So this is a big one, and I’m hesitant to even do a blog post on it. Sometimes in order to muster up the courage to even begin a complex conversation – I have to be able to give myself permission to just “scratch the surface.” So here’s my “made from scratch” blog post for a conversation that I will inevitably be having with myself and others for the rest of my life – hopefully it’s not too nails-on-a- chalkboard scratching.
I was struck by the September 7th New York Times article about Tom Stoppard’s latest play Leopoldstadt which opens on Broadway on Oct. 2. The title of the article and tagline read: Tom Stoppard Finally Looks Into His Shadow After years of living “as if without history,” the playwright belatedly reckons with his Jewish roots, and his guilt, in “Leopoldstadt,” his most autobiographical play.
I realize I’m no Tom Stoppard. (Yet!) And to my knowledge, I did not lose any family members in the Holocaust. What resonates here for me is the creative mirror of identity and family history. A mirror that all artists must seemingly address at some point in their creative lives, and the tug and pull of this history upon creatives – to either write against the mirror image – to blur and deflect, or to sit with that reflection and look deeper for clarity. I think both responses can create significant and important artwork for artists and audiences.
For 20 years theater colleagues have asked me to write about my Mennonite upbringing. Those who knew me well enough to know my background, that is. For a very long time, it wasn’t something that I shared openly. I didn’t find it relevant or I was worried that it would diminish me, and my intelligence and work, into a kind of “curiosity” among theater professionals.
And quite honestly, I also couldn’t quite see my image in the mirror. I was too close to it. The mirror was pressed up against the end of my nose. I could only make out an eye or part of an eye brow. I needed distance to be able to stand back and see my whole self, the edges and outlines, to gain some perspective on that face in the mirror.

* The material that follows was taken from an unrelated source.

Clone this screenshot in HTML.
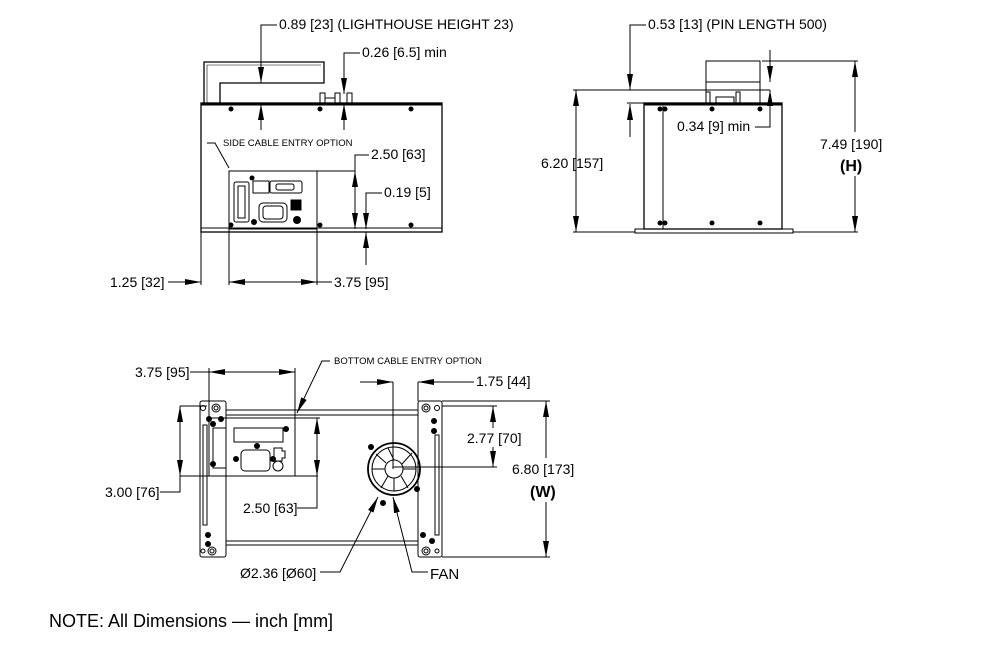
<!DOCTYPE html>
<html><head><meta charset="utf-8"><style>
html,body{margin:0;padding:0;background:#fff;}
svg{display:block;}
text{font-family:"Liberation Sans",Arial,sans-serif;fill:#000;}
</style></head><body>
<svg width="994" height="648" viewBox="0 0 994 648" xmlns="http://www.w3.org/2000/svg">
<defs>
<marker id="a" viewBox="0 0 16 6" refX="16" refY="3" markerWidth="16" markerHeight="6" markerUnits="userSpaceOnUse" orient="auto-start-reverse"><path d="M0,0 L16,3 L0,6 z" fill="#000"/></marker>
</defs>
<g stroke="#000" fill="none" stroke-width="1">
<path d="M204,103 V62 H324 V83 H220 V103" stroke-width="1.3"/>
<path d="M207,103 V65 H321" stroke-width="0.6"/>
<rect x="201" y="103" width="241" height="129" stroke-width="1.3"/>
<line x1="201" y1="104.5" x2="442" y2="104.5" stroke-width="2"/>
<line x1="201" y1="228" x2="442" y2="228"/>
<rect x="320" y="93" width="5" height="10"/><rect x="335" y="93" width="5" height="10"/><rect x="347" y="93" width="5" height="10"/>
<rect x="325" y="98" width="10" height="5"/>
<rect x="229" y="171" width="88" height="58"/>
<rect x="234" y="182" width="15" height="40" rx="2"/>
<rect x="238" y="186" width="7" height="32"/>
<rect x="253" y="181" width="16" height="12"/>
<rect x="270" y="181" width="32" height="12" rx="2"/>
<rect x="276" y="184" width="18" height="6" rx="2"/>
<rect x="259" y="203" width="28" height="19" rx="4"/>
<rect x="263" y="206" width="20" height="13" rx="3"/>
<rect x="291" y="200" width="10" height="10" fill="#000"/>
<line x1="317" y1="171" x2="355" y2="171"/>
<line x1="317" y1="171" x2="317" y2="285"/>
<line x1="229" y1="229" x2="229" y2="285"/>
<line x1="201" y1="232" x2="201" y2="285"/>
<path d="M277,25 H261 V83" marker-end="url(#a)"/>
<line x1="261" y1="130" x2="261" y2="104" marker-end="url(#a)"/>
<path d="M360,53 H344 V94" marker-end="url(#a)"/>
<line x1="344" y1="130" x2="344" y2="104" marker-end="url(#a)"/>
<path d="M207,143 H215 L229,168"/>
<path d="M369,155 H355 V229" marker-end="url(#a)"/>
<line x1="355" y1="200" x2="355" y2="171" marker-end="url(#a)"/>
<path d="M382,193 H366 V229" marker-end="url(#a)"/>
<line x1="366" y1="265" x2="366" y2="232" marker-end="url(#a)"/>
<line x1="168" y1="282" x2="201" y2="282" marker-end="url(#a)"/>
<line x1="229" y1="282" x2="317" y2="282" marker-start="url(#a)" marker-end="url(#a)"/>
<line x1="317" y1="282" x2="332" y2="282"/>
<rect x="644" y="103" width="138" height="126" stroke-width="1.3"/>
<line x1="644" y1="104.5" x2="782" y2="104.5" stroke-width="2"/>
<rect x="635" y="229" width="158" height="4"/>
<line x1="663" y1="106" x2="663" y2="229"/>
<rect x="706" y="61" width="54" height="42"/>
<line x1="706" y1="82" x2="760" y2="82"/>
<rect x="706" y="92" width="4" height="11"/><rect x="736" y="92" width="4" height="11"/>
<rect x="716" y="97" width="18" height="6"/>
<line x1="573" y1="90" x2="770" y2="90"/>
<line x1="627" y1="103" x2="644" y2="103"/>
<path d="M646,25 H630 V90" marker-end="url(#a)"/>
<line x1="630" y1="137" x2="630" y2="104" marker-end="url(#a)"/>
<line x1="576" y1="90" x2="576" y2="232" marker-start="url(#a)" marker-end="url(#a)"/>
<line x1="573" y1="232" x2="635" y2="232"/>
<line x1="770" y1="50" x2="770" y2="82" marker-end="url(#a)"/>
<path d="M755,127 H770 V90" marker-end="url(#a)"/>
<line x1="762" y1="61" x2="858" y2="61"/>
<line x1="793" y1="232" x2="858" y2="232"/>
<line x1="855" y1="61" x2="855" y2="232" marker-start="url(#a)" marker-end="url(#a)"/>
<rect x="200" y="401" width="26" height="156" rx="2"/>
<rect x="418" y="401" width="24" height="156" rx="2"/>
<rect x="226" y="410" width="192" height="5"/>
<rect x="226" y="541" width="192" height="4"/>
<rect x="203" y="425" width="4" height="100"/>
<rect x="435" y="435" width="4" height="100"/>
<rect x="209" y="418" width="86" height="58"/>
<rect x="213" y="428" width="13" height="40"/>
<rect x="234" y="428" width="49" height="14"/>
<rect x="241" y="450" width="29" height="21" rx="4"/>
<path d="M274,448 h8 v3 h3 v7 h-3 v3 h-8 z"/>
<circle cx="278" cy="466" r="5"/>
<circle cx="394" cy="469" r="26" stroke-width="1.8"/>
<circle cx="394" cy="469" r="22"/>
<circle cx="394" cy="469" r="9"/>
<path d="M403,469 H416 M394,460 L388,448 M385,469 H372 M388,476 L381,488 M401,476 L408,488 M402,464 L412,453 M386,463 L376,454 M394,478 L394,491"/>
<circle cx="203" cy="408" r="2.5"/><circle cx="216" cy="408" r="4"/><circle cx="216" cy="408" r="2"/>
<circle cx="437" cy="408" r="2.5"/><circle cx="426" cy="408" r="4"/><circle cx="426" cy="408" r="2"/>
<circle cx="212" cy="551" r="4"/><circle cx="212" cy="551" r="2"/><circle cx="203" cy="551" r="2"/>
<circle cx="426" cy="551" r="4"/><circle cx="426" cy="551" r="2"/><circle cx="437" cy="551" r="2"/>
<line x1="209" y1="368" x2="209" y2="418"/>
<line x1="295" y1="368" x2="295" y2="418"/>
<line x1="190" y1="372" x2="209" y2="372"/>
<line x1="209" y1="372" x2="295" y2="372" marker-start="url(#a)" marker-end="url(#a)"/>
<path d="M330,361 H322 L297,413" marker-end="url(#a)"/>
<line x1="393" y1="382" x2="393" y2="469"/>
<line x1="418" y1="382" x2="418" y2="401"/>
<line x1="360" y1="382" x2="393" y2="382" marker-end="url(#a)"/>
<line x1="474" y1="382" x2="418" y2="382" marker-end="url(#a)"/>
<line x1="180" y1="406" x2="207" y2="406"/>
<line x1="180" y1="476" x2="318" y2="476"/>
<line x1="180" y1="406" x2="180" y2="476" marker-start="url(#a)" marker-end="url(#a)"/>
<path d="M160,492 H180 V476"/>
<line x1="295" y1="418" x2="320" y2="418"/>
<line x1="317" y1="418" x2="317" y2="476" marker-start="url(#a)" marker-end="url(#a)"/>
<path d="M297,508 H317 V476"/>
<line x1="442" y1="406" x2="497" y2="406"/>
<line x1="393" y1="467" x2="497" y2="467"/>
<line x1="493" y1="406" x2="493" y2="467" marker-start="url(#a)" marker-end="url(#a)"/>
<line x1="442" y1="401" x2="550" y2="401"/>
<line x1="442" y1="557" x2="550" y2="557"/>
<line x1="546" y1="401" x2="546" y2="557" marker-start="url(#a)" marker-end="url(#a)"/>
<path d="M320,572 H340 L378,497" marker-end="url(#a)"/>
<path d="M428,572 H412 L393,497" marker-end="url(#a)"/>
</g>
<g fill="#fff">
<rect x="818" y="132" width="68" height="44"/>
<rect x="510" y="458" width="68" height="44"/>
<rect x="465" y="428" width="56" height="19"/>
</g>
<g fill="#000">
<circle cx="231" cy="109" r="2.5"/><circle cx="320" cy="109" r="2.5"/><circle cx="411" cy="109" r="2.5"/>
<circle cx="231" cy="225" r="2.5"/><circle cx="320" cy="225" r="2.5"/><circle cx="411" cy="225" r="2.5"/>
<circle cx="252" cy="178" r="2.5"/><circle cx="297" cy="220" r="4"/><circle cx="254" cy="222" r="3"/>
<circle cx="660" cy="109" r="2.5"/><circle cx="665" cy="109" r="2.5"/><circle cx="712" cy="109" r="2.5"/><circle cx="760" cy="109" r="2.5"/>
<circle cx="660" cy="223" r="2.5"/><circle cx="665" cy="223" r="2.5"/><circle cx="712" cy="223" r="2.5"/><circle cx="760" cy="223" r="2.5"/>
<circle cx="209" cy="419" r="3"/><circle cx="221" cy="419" r="3"/><circle cx="213" cy="424" r="3"/>
<circle cx="213" cy="464" r="3"/><circle cx="286" cy="429" r="3"/><circle cx="257" cy="446" r="3"/>
<circle cx="236" cy="459" r="3"/><circle cx="273" cy="459" r="3"/>
<circle cx="371" cy="447" r="3"/><circle cx="417" cy="489" r="3"/><circle cx="383" cy="503" r="3"/>
<circle cx="434" cy="421" r="3"/><circle cx="434" cy="431" r="3"/><circle cx="208" cy="535" r="3"/><circle cx="208" cy="544" r="3"/>
<circle cx="423" cy="535" r="3"/><circle cx="432" cy="541" r="3"/>
</g>
<g font-size="14">
<text x="279" y="29">0.89 [23] (LIGHTHOUSE HEIGHT 23)</text>
<text x="362" y="57">0.26 [6.5] min</text>
<text x="223" y="146" font-size="9.5">SIDE CABLE ENTRY OPTION</text>
<text x="371" y="159">2.50 [63]</text>
<text x="384" y="197">0.19 [5]</text>
<text x="110" y="287">1.25 [32]</text>
<text x="334" y="287">3.75 [95]</text>
<text x="648" y="29">0.53 [13] (PIN LENGTH 500)</text>
<text x="677" y="131">0.34 [9] min</text>
<text x="541" y="168">6.20 [157]</text>
<text x="820" y="149">7.49 [190]</text>
<text x="840" y="171" font-weight="bold" font-size="16">(H)</text>
<text x="135" y="377">3.75 [95]</text>
<text x="334" y="364" font-size="9.5">BOTTOM CABLE ENTRY OPTION</text>
<text x="476" y="386">1.75 [44]</text>
<text x="467" y="443">2.77 [70]</text>
<text x="512" y="474">6.80 [173]</text>
<text x="530" y="497" font-weight="bold" font-size="16">(W)</text>
<text x="105" y="497">3.00 [76]</text>
<text x="243" y="513">2.50 [63]</text>
<text x="240" y="578">Ø2.36 [Ø60]</text>
<text x="430" y="579" font-size="15">FAN</text>
<text x="49" y="627" font-size="18">NOTE: All Dimensions — inch [mm]</text>
</g>
</svg>
</body></html>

I only really started writing about “my Mennonite-ness” in a direct way in 2019. But I realize that all of my work before that has been about it in some way. My perceptions of mainstream culture – viewed from the eyes and experiences of the subculture in which I was raised and lived and loved and struggled – color every work that I’ve created.
Stoppard says in the article, “I think there’s a way of being consciously in denial, I guess, but also there’s a way of being unconsciously in denial,” Stoppard said. “You don’t know that you’re in denial, so you’re quite happy about being in denial.
The production photos I’ve seen of Leopoldstadt feature a lush period room in a Vienna home, with characters lit luxuriantly by an opulent chandelier overhead. It’s beautiful, but also a little dim. It reminds me of this photo I have of my grandmother studying her Bible in the kitchen of her parent’s farmhouse. I believe she is studying by candlelight. You can see the kitchen dry sink behind her.
I don’t know why this photo was taken or who took it. (A dear aunt added the Biblical inscription.) It’s true that Mennonites are often weary of photographs, especially during the time that this photo was taken. I don’t know the details. It’s part of what makes all of this looking in and looking back on our family histories, the ones that aren’t clearly lit, so difficult. Sometimes, the edges are blurry. Most times, it’s complicated. But you are still left with the image and your connections to it in that mirror in front of you – your eyes reflecting back at you – looking for insights.
From the article: His cousin Nathan tries to get through to Leo, speaking what Stoppard says is the essential line in the play: “You live as if without history, as if you throw no shadow behind you.”
I often say that people who live with “black and white certainties” are often afraid of the gray in their own shadows. So cheers to the gray! To carrying our personal candles with us into the dark, and being courageous enough to explore our histories, and the shadows they cast in our lives and in our art.